§ **Objective**
Keep only the lines of the listing that include the word "page", and copy them.
** Begin Data excerpt **
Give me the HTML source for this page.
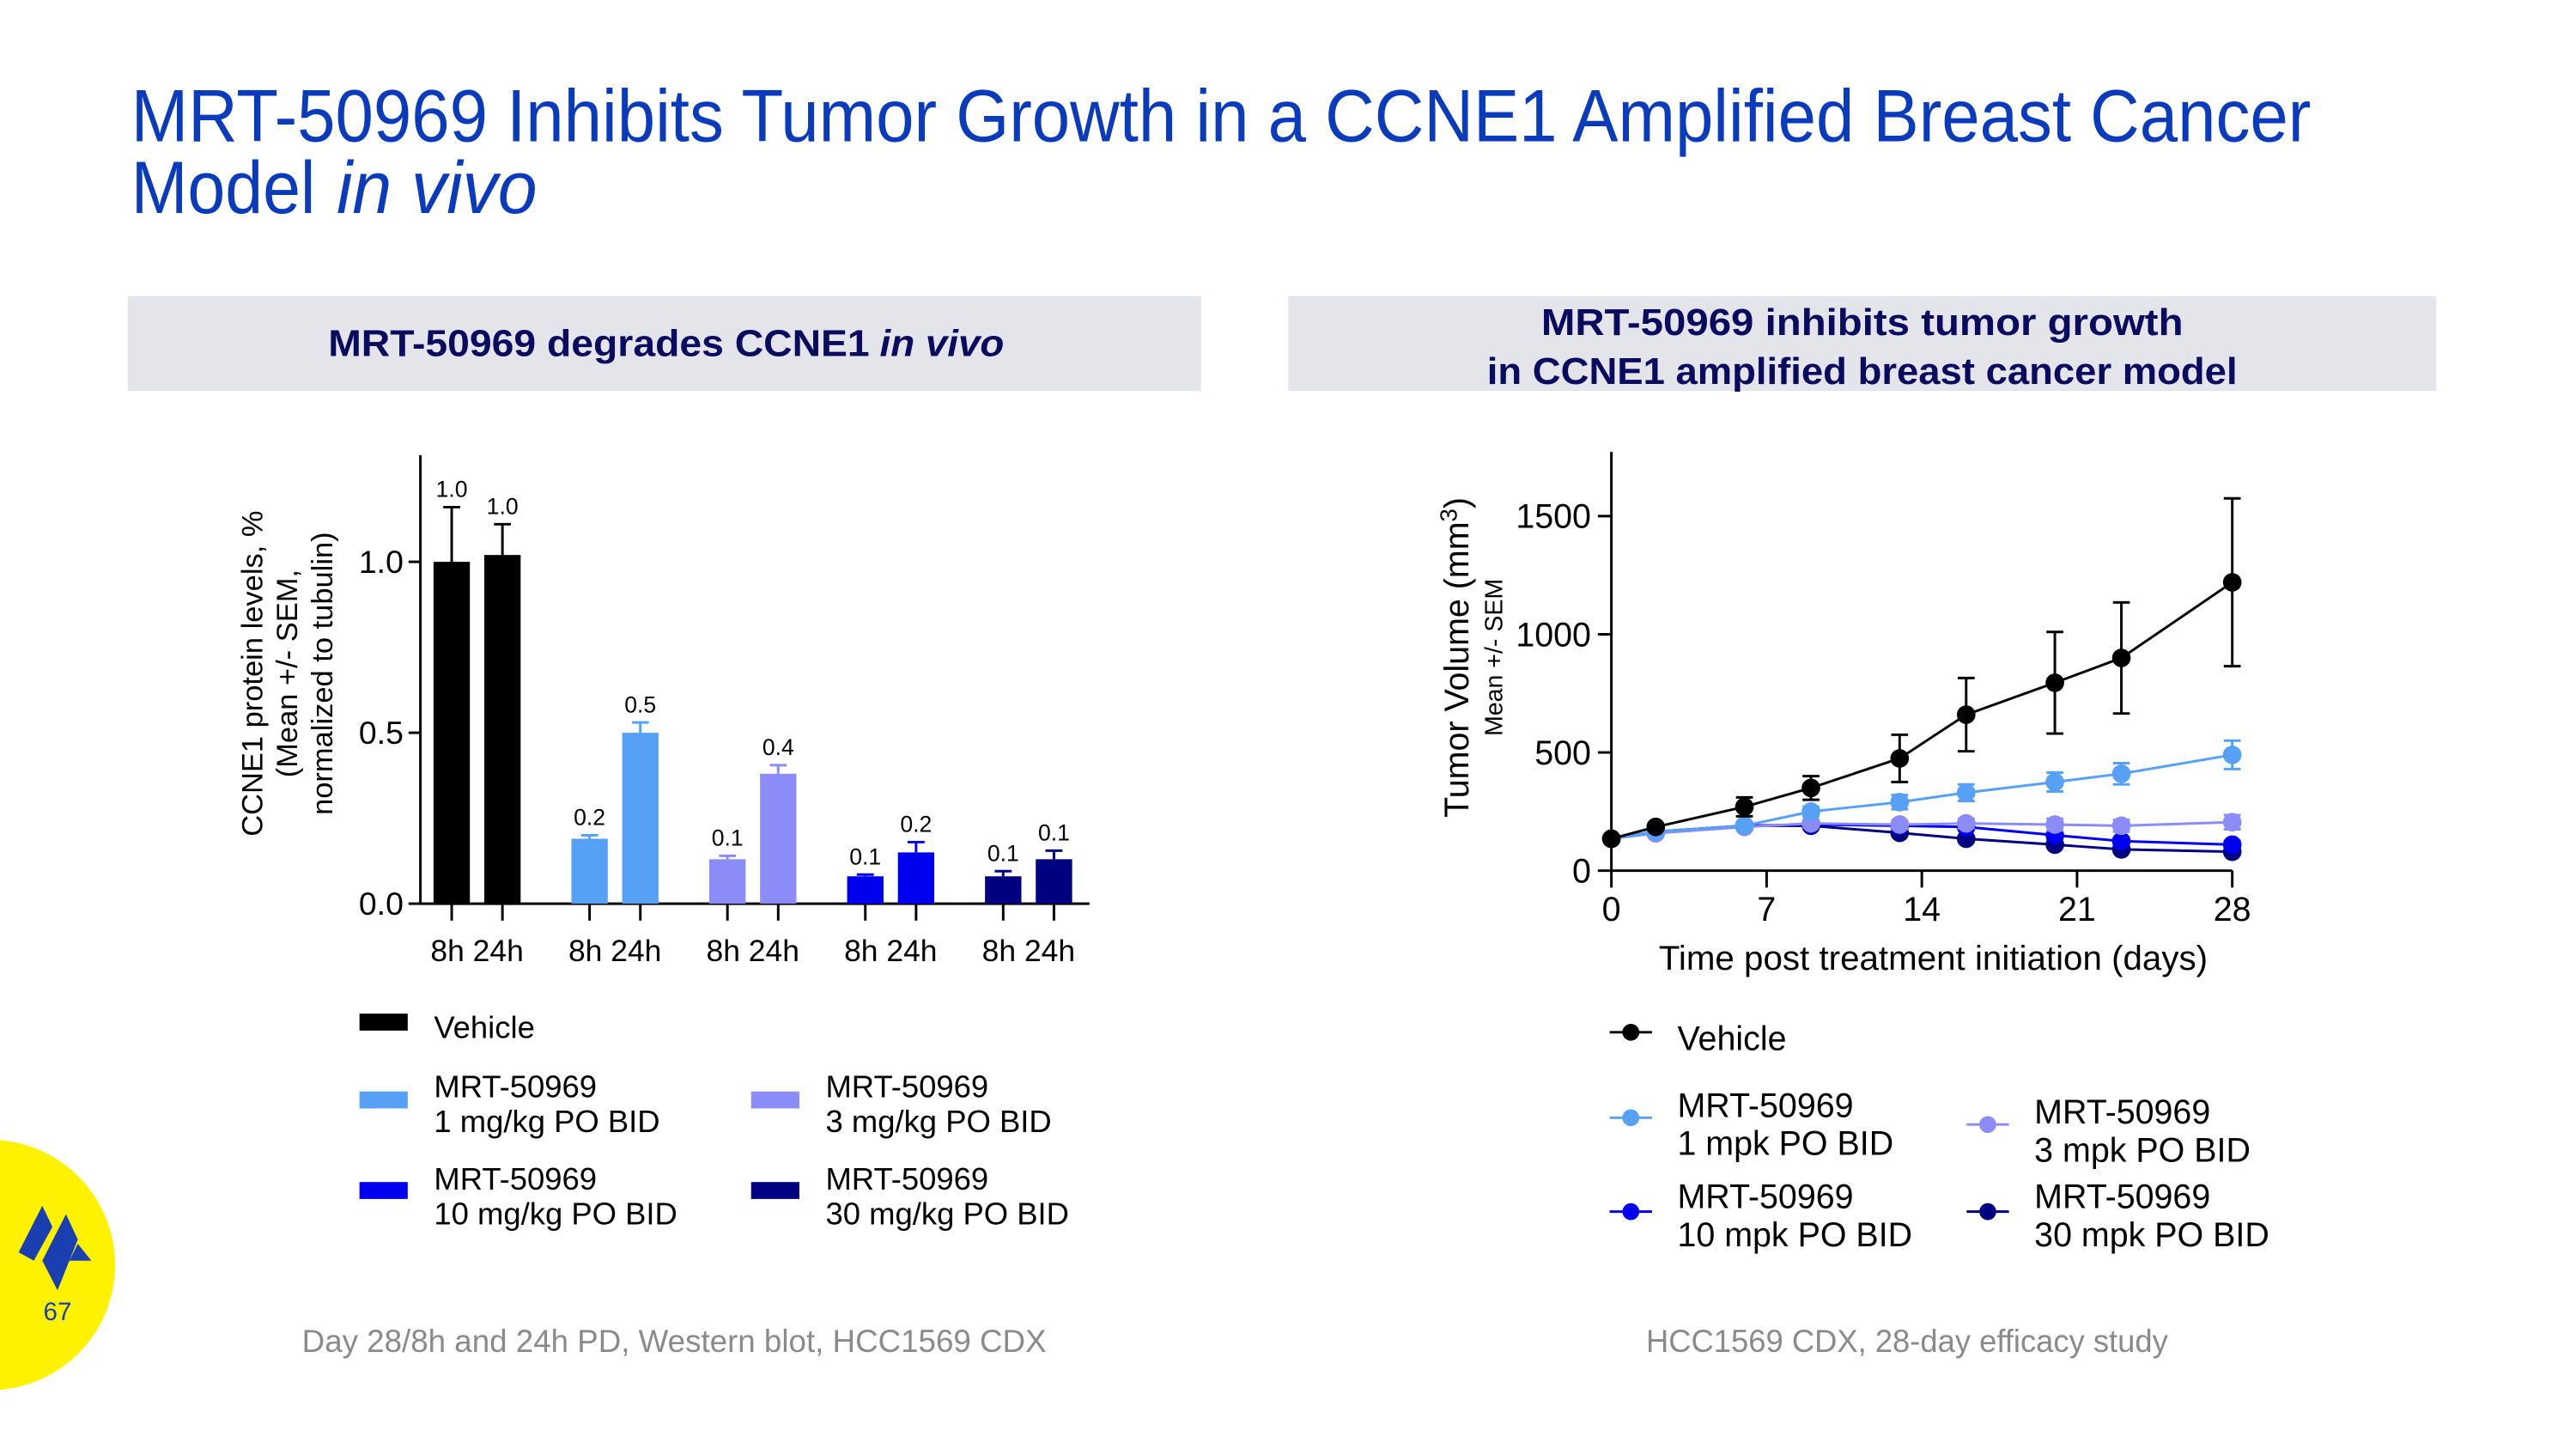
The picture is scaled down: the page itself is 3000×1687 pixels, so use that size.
<!DOCTYPE html>
<html><head><meta charset="utf-8"><style>
html,body{margin:0;padding:0;background:#fff;width:3000px;height:1687px;overflow:hidden}
svg{display:block;font-family:"Liberation Sans",sans-serif}
</style></head><body>
<svg id="s" width="3000" height="1687" viewBox="0 0 3000 1687">
<g transform="scale(0.9851)">
<text x="155" y="167" font-size="88" fill="#0b3bbd" textLength="2577" lengthAdjust="spacingAndGlyphs">MRT-50969 Inhibits Tumor Growth in a CCNE1 Amplified Breast Cancer</text>
<text x="155" y="252" font-size="88" fill="#0b3bbd"><tspan textLength="218" lengthAdjust="spacingAndGlyphs">Model</tspan><tspan x="398" font-style="italic" textLength="237" lengthAdjust="spacingAndGlyphs">in vivo</tspan></text>
<rect x="151" y="350" width="1269" height="112" fill="#e4e5ea"/>
<text x="388" y="421" font-size="44" font-weight="bold" fill="#0a0a5e"><tspan textLength="640" lengthAdjust="spacingAndGlyphs">MRT-50969 degrades CCNE1</tspan><tspan x="1040" font-style="italic" textLength="147" lengthAdjust="spacingAndGlyphs">in vivo</tspan></text>
<rect x="1523" y="350" width="1357" height="112" fill="#e4e5ea"/>
<text x="1822" y="396" font-size="44" font-weight="bold" fill="#0a0a5e" textLength="759" lengthAdjust="spacingAndGlyphs">MRT-50969 inhibits tumor growth</text>
<text x="1758" y="454" font-size="44" font-weight="bold" fill="#0a0a5e" textLength="887" lengthAdjust="spacingAndGlyphs">in CCNE1 amplified breast cancer model</text>

<g id="bar"></g>
<g id="line"></g>

<text x="357" y="1598" font-size="38" fill="#8a8a8a" textLength="880" lengthAdjust="spacingAndGlyphs">Day 28/8h and 24h PD, Western blot, HCC1569 CDX</text>
<text x="1946" y="1598" font-size="38" fill="#8a8a8a" textLength="617" lengthAdjust="spacingAndGlyphs">HCC1569 CDX, 28-day efficacy study</text>

<circle cx="-12" cy="1495" r="148" fill="#fff200"/>
<g fill="#1a3fb0">
<polygon points="22,1480 50,1425 62,1450 40,1490"/>
<polygon points="50,1490 78,1435 92,1465 68,1525"/>
<polygon points="92,1470 108,1490 82,1490"/>
</g>
<text x="68" y="1560" font-size="30" fill="#1a3fb0" text-anchor="middle">67</text>
</g>
</svg>
<script>
// ---- Bar chart data ----
const barGroups = ["Vehicle","1 mg/kg","3 mg/kg","10 mg/kg","30 mg/kg"];
const barTimes = ["8h","24h"];
const barValues8h = [1.0, 0.19, 0.13, 0.08, 0.08];
const barValues24h = [1.02, 0.50, 0.38, 0.15, 0.13];
const barErr8h = [0.16, 0.01, 0.01, 0.005, 0.015];
const barErr24h = [0.09, 0.03, 0.025, 0.03, 0.025];
const barLabels8h = ["1.0","0.2","0.1","0.1","0.1"];
const barLabels24h = ["1.0","0.5","0.4","0.2","0.1"];
const barTicks = [0, 0.5, 1.0];
const barTickLabels = ["0.0","0.5","1.0"];
const barColors = ["#000000","#56a0f5","#8c8cf8","#0000f0","#000080"];

// ---- Line chart data ----
const days = [0,2,6,9,13,16,20,23,28];
const seriesNames = ["Vehicle","1 mpk","3 mpk","10 mpk","30 mpk"];
const vehicle = [135,185,270,350,475,660,795,900,1220];
const vehicleErr = [0,12,40,50,100,155,215,235,355];
const mpk1 = [135,165,190,250,290,330,375,410,490];
const mpk1Err = [0,10,15,20,30,35,40,45,60];
const mpk3 = [135,158,185,200,195,200,195,190,205];
const mpk3Err = [0,8,12,15,18,20,25,25,30];
const mpk10 = [135,165,190,195,190,185,150,125,110];
const mpk10Err = [0,8,10,10,12,12,15,15,15];
const mpk30 = [135,165,190,190,160,135,110,90,80];
const mpk30Err = [0,8,10,10,12,10,10,10,10];
const lineTicksY = [0,500,1000,1500];
const lineTicksX = [0,7,14,21,28];

const NS="http://www.w3.org/2000/svg";
function mk(parent,tag,attrs,text){const e=document.createElementNS(NS,tag);for(const k in attrs)e.setAttribute(k,attrs[k]);if(text!==undefined)e.textContent=text;parent.appendChild(e);return e;}

// ===== Bar chart =====
(function(){
const g=document.getElementById('bar');
const y0=1068, pxPer=404;
const yS=v=>y0-v*pxPer;
const xAxis=497, x0=534, grpStep=163, inStep=60, bw=43;
let e=mk(g,'line',{x1:xAxis,y1:538,x2:xAxis,y2:y0,stroke:'#000','stroke-width':3});


e=mk(g,'line',{x1:xAxis,y1:y0,x2:1288,y2:y0,stroke:'#000','stroke-width':3});


barTicks.forEach((t,i)=>{
  mk(g,'line',{x1:xAxis-14,y1:yS(t),x2:xAxis,y2:yS(t),stroke:'#000','stroke-width':3});
  const l=mk(g,'text',{x:xAxis-20,y:yS(t)+13,'font-size':38,'text-anchor':'end'},barTickLabels[i]);
  
  
});
const ttl=mk(g,'text',{transform:'translate(0,796) rotate(-90)','font-size':35,'text-anchor':'middle'});


[["CCNE1 protein levels, %",310],["(Mean +/- SEM,",351],["normalized to tubulin)",393]].forEach(a=>mk(ttl,'tspan',{x:0,y:a[1]},a[0]));
barGroups.forEach((grp,i)=>{
  [[barValues8h,barErr8h,barLabels8h],[barValues24h,barErr24h,barLabels24h]].forEach((s,j)=>{
    const cx=x0+i*grpStep+j*inStep, v=s[0][i], er=s[1][i];
    const r=mk(g,'rect',{x:cx-bw/2,y:yS(v),width:bw,height:y0-yS(v),fill:barColors[i]});
    
    
    mk(g,'line',{x1:cx,y1:yS(v),x2:cx,y2:yS(v+er),stroke:barColors[i],'stroke-width':3});
    mk(g,'line',{x1:cx-10,y1:yS(v+er),x2:cx+10,y2:yS(v+er),stroke:barColors[i],'stroke-width':3});
    const vl=mk(g,'text',{x:cx,y:yS(v+er)-12,'font-size':27,'text-anchor':'middle'},s[2][i]);
    
    
    mk(g,'line',{x1:cx,y1:y0,x2:cx,y2:y0+20,stroke:'#000','stroke-width':3});
  });
  const xl=mk(g,'text',{x:x0+i*grpStep+inStep/2,y:1136,'font-size':36,'text-anchor':'middle'},"8h 24h");
  
  
});
const leg=[[425,1198,"#000000",["Vehicle"],1227],[425,1290,barColors[1],["MRT-50969","1 mg/kg PO BID"],1297],[888,1290,barColors[2],["MRT-50969","3 mg/kg PO BID"],1297],[425,1397,barColors[3],["MRT-50969","10 mg/kg PO BID"],1406],[888,1397,barColors[4],["MRT-50969","30 mg/kg PO BID"],1406]];
leg.forEach(L=>{
  const lg=mk(g,'g',{});
  
  
  mk(lg,'rect',{x:L[0],y:L[1],width:57,height:20,fill:L[2]});
  L[3].forEach((t,k)=>mk(lg,'text',{x:L[0]+88,y:L[4]+k*41,'font-size':37},t));
});
})();

// ===== Line chart =====
(function(){
const g=document.getElementById('line');
const xL=1905, y0=1029;
const xS=d=>xL+d*(734/28);
const yS=v=>y0-v*(419/1500);
let e=mk(g,'line',{x1:xL,y1:534,x2:xL,y2:y0,stroke:'#000','stroke-width':3});


e=mk(g,'line',{x1:xL,y1:y0,x2:xS(28),y2:y0,stroke:'#000','stroke-width':3});


lineTicksY.forEach(t=>{
  mk(g,'line',{x1:xL-16,y1:yS(t),x2:xL,y2:yS(t),stroke:'#000','stroke-width':3});
  const l=mk(g,'text',{x:xL-24,y:yS(t)+14,'font-size':40,'text-anchor':'end'},String(t));
  
  
});
lineTicksX.forEach(t=>{
  mk(g,'line',{x1:xS(t),y1:y0,x2:xS(t),y2:y0+20,stroke:'#000','stroke-width':3});
  const l=mk(g,'text',{x:xS(t),y:1088,'font-size':40,'text-anchor':'middle'},String(t));
  
  
});
const xt=mk(g,'text',{x:1961,y:1146,'font-size':40,textLength:649,lengthAdjust:'spacingAndGlyphs'},"Time post treatment initiation (days)");


const yt=mk(g,'text',{transform:'translate(1736,777) rotate(-90)','font-size':40,'text-anchor':'middle'});


yt.innerHTML='Tumor Volume (mm<tspan dy="-14" font-size="28">3</tspan><tspan dy="14">)</tspan>';
const ys=mk(g,'text',{transform:'translate(1776,777) rotate(-90)','font-size':29,'text-anchor':'middle'},"Mean +/- SEM");


const S=[[mpk30,mpk30Err,"#000080"],[mpk10,mpk10Err,"#0000f0"],[mpk3,mpk3Err,"#8c8cf8"],[mpk1,mpk1Err,"#56a0f5"],[vehicle,vehicleErr,"#000000"]];
const names=["30 mpk","10 mpk","3 mpk","1 mpk","Vehicle"];
S.forEach((s,si)=>{
  const sg=mk(g,'g',{});
  
  
  mk(sg,'polyline',{points:days.map((d,i)=>xS(d)+','+yS(s[0][i])).join(' '),fill:'none',stroke:s[2],'stroke-width':3});
  days.forEach((d,i)=>{
    const er=s[1][i];
    if(er>0){
      mk(sg,'line',{x1:xS(d),y1:yS(s[0][i]-er),x2:xS(d),y2:yS(s[0][i]+er),stroke:s[2],'stroke-width':3});
      mk(sg,'line',{x1:xS(d)-10,y1:yS(s[0][i]+er),x2:xS(d)+10,y2:yS(s[0][i]+er),stroke:s[2],'stroke-width':3});
      mk(sg,'line',{x1:xS(d)-10,y1:yS(s[0][i]-er),x2:xS(d)+10,y2:yS(s[0][i]-er),stroke:s[2],'stroke-width':3});
    }
    const p=mk(sg,'circle',{cx:xS(d),cy:yS(s[0][i]),r:11,fill:s[2]});
    
    
  });
});
const leg=[[1928,1220,"#000",["Vehicle"],1241],[1928,1321,"#56a0f5",["MRT-50969","1 mpk PO BID"],1320],[2350,1329,"#8c8cf8",["MRT-50969","3 mpk PO BID"],1328],[1928,1432,"#0000f0",["MRT-50969","10 mpk PO BID"],1428],[2350,1432,"#000080",["MRT-50969","30 mpk PO BID"],1428]];
leg.forEach(L=>{
  const lg=mk(g,'g',{});
  
  
  mk(lg,'line',{x1:L[0]-25,y1:L[1],x2:L[0]+25,y2:L[1],stroke:L[2],'stroke-width':3});
  mk(lg,'circle',{cx:L[0],cy:L[1],r:10,fill:L[2]});
  L[3].forEach((t,k)=>mk(lg,'text',{x:L[0]+55,y:L[4]+k*45,'font-size':40},t));
});
})();
</script>
</body></html>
** End Data excerpt **
§ **Problem solution**
Give me the HTML source for this page.
The picture is scaled down: the page itself is 3000×1687 pixels, so use that size.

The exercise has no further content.